The Phoenicians were inveterate traders, trading with their neighbours to the east as well as across the whole of the Mediterranean basin; they also established a string of colonies along the shores of the Mediterranean, the most famous of which was Carthage. Not surprisingly, they took their writing system with them wherever they went, and their trading counterparts got to know about it. Many of them quickly twigged to its power and adopted it for their language. The ones who interest me are the Greeks. Around the 8th Century BC, they adopted the Phoenician alphabet wholesale, even transliterating the Phoenician names of the letters into something more Greek sounding.
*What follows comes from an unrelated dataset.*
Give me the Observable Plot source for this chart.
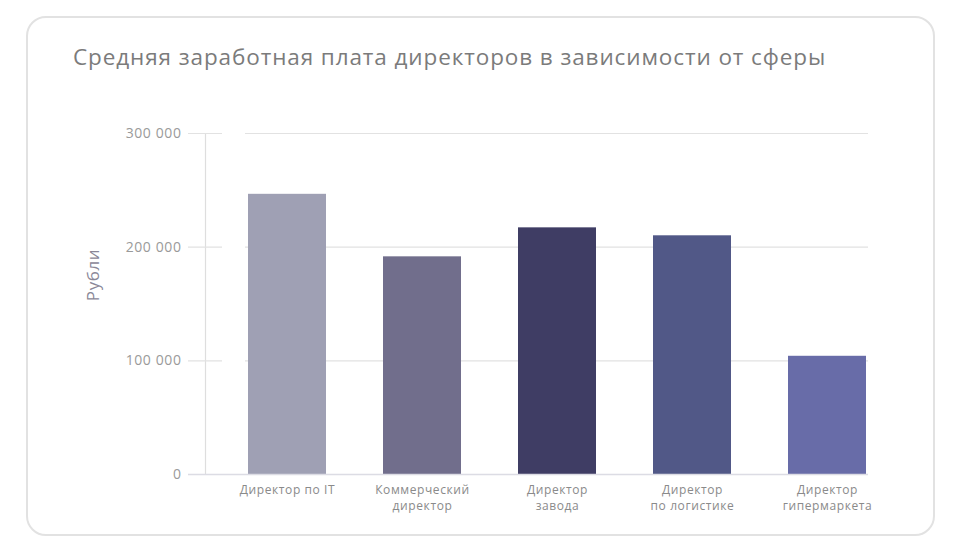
<!DOCTYPE html>
<html>
<head>
<meta charset="utf-8">
<script src="https://cdn.jsdelivr.net/npm/d3@7"></script>
<script src="https://cdn.jsdelivr.net/npm/@observablehq/plot@0.6"></script>
<style>
  html, body { margin: 0; padding: 0; background: #fff; }
  body { width: 961px; height: 550px; position: relative; overflow: hidden; font-family: "Open Sans", sans-serif; }
  .card { position: absolute; left: 26px; top: 16px; width: 905px; height: 516px; border: 2px solid #e2e2e2; border-radius: 20px; box-sizing: content-box; }
  .title { position: absolute; left: 73px; top: 41px; font-size: 22.5px; color: #7b7b7b; white-space: nowrap; letter-spacing: 0.9px; }
  #chart { position: absolute; left: 0; top: 0; }
  #chart svg text { letter-spacing: 0.6px; }
</style>
</head>
<body>
<div class="card"></div>
<div class="title">Средняя заработная плата директоров в зависимости от сферы</div>
<div id="chart"></div>
<script>
const categories = ["Директор по IT", "Коммерческий директор", "Директор завода", "Директор по логистике", "Директор гипермаркета"];
const tickLabels = ["Директор по IT", "Коммерческий\nдиректор", "Директор\nзавода", "Директор\nпо логистике", "Директор\nгипермаркета"];
const salaries = [246500, 191500, 217000, 210000, 104000];
const colors = ["#9fa0b4", "#716e8c", "#3f3d64", "#515887", "#686ca8"];
const yTicks = [0, 100000, 200000, 300000];
const yLabel = "Рубли";

const data = categories.map((c, i) => ({category: c, value: salaries[i], color: colors[i]}));
const fmt = v => d3.format(",")(v).replace(/,/g, " ");

const chart = Plot.plot({
  width: 961,
  height: 550,
  marginLeft: 205,
  marginRight: 93,
  marginTop: 133,
  marginBottom: 76,
  style: {fontFamily: "Open Sans, sans-serif", background: "transparent", overflow: "visible"},
  x: {domain: categories, paddingInner: 0.424, paddingOuter: 0, insetLeft: 42, insetRight: 1, axis: null},
  y: {domain: [0, 300000], axis: null},
  marks: [
    Plot.frame({anchor: "left", stroke: "#dedede", strokeWidth: 1.2}),
    Plot.gridY(yTicks, {stroke: "#e2e2e2", strokeOpacity: 1, strokeWidth: 1.2, insetLeft: 40}),
    Plot.gridY(yTicks, {stroke: "#e2e2e2", strokeOpacity: 1, strokeWidth: 1.2, insetLeft: -17, insetRight: 646}),
    Plot.barY(data, {x: "category", y: "value", fill: "color"}),
    Plot.ruleY([0], {stroke: "#dcdce4", strokeWidth: 1.5, insetLeft: -17}),
    Plot.axisY(yTicks, {tickSize: 0, tickPadding: 24, tickFormat: fmt, fontSize: 14, fill: "#9a9a9a", color: "#9a9a9a", label: null}),
    Plot.axisX({tickSize: 0, tickPadding: 8, tickFormat: (d) => tickLabels[categories.indexOf(d)], fontSize: 12, fill: "#8a8a8a", color: "#8a8a8a", label: null, lineHeight: 1.33}),
    Plot.text([yLabel], {frameAnchor: "left", textAnchor: "middle", rotate: -90, dx: -112, dy: -29, fontSize: 17, fill: "#8a8797", style: "letter-spacing:1.5px"})
  ]
});
document.getElementById("chart").appendChild(chart);
</script>
</body>
</html>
So ‘aleph became alpha, beth became beta, giml became gamma, and so on (and we thus got our name for a group of such signs, or letters as we can now call them: the alphabet, a merging of the names of the first two letters alpha and beta).

The Greeks did have to bring in some modifications to the Phoenician alphabet, because the sounds they used were not quite the same as the sounds the Phoenicians used. The biggest difference was in the vowels. Greek had more obvious vowel sounds than did Phoenician, which relied on gutturals. There was also the hard-“th”, the “ks” and the “ps” sounds. In most cases, the Greeks repurposed Phoenician letters for sounds which did not exist in Greek, in a few others they created new letters.

Actually, because of different dialects spoken among the Greeks, which meant that there were some variations in the sounds used, there were three somewhat different alphabets created by the Greek polities, as shown on this map.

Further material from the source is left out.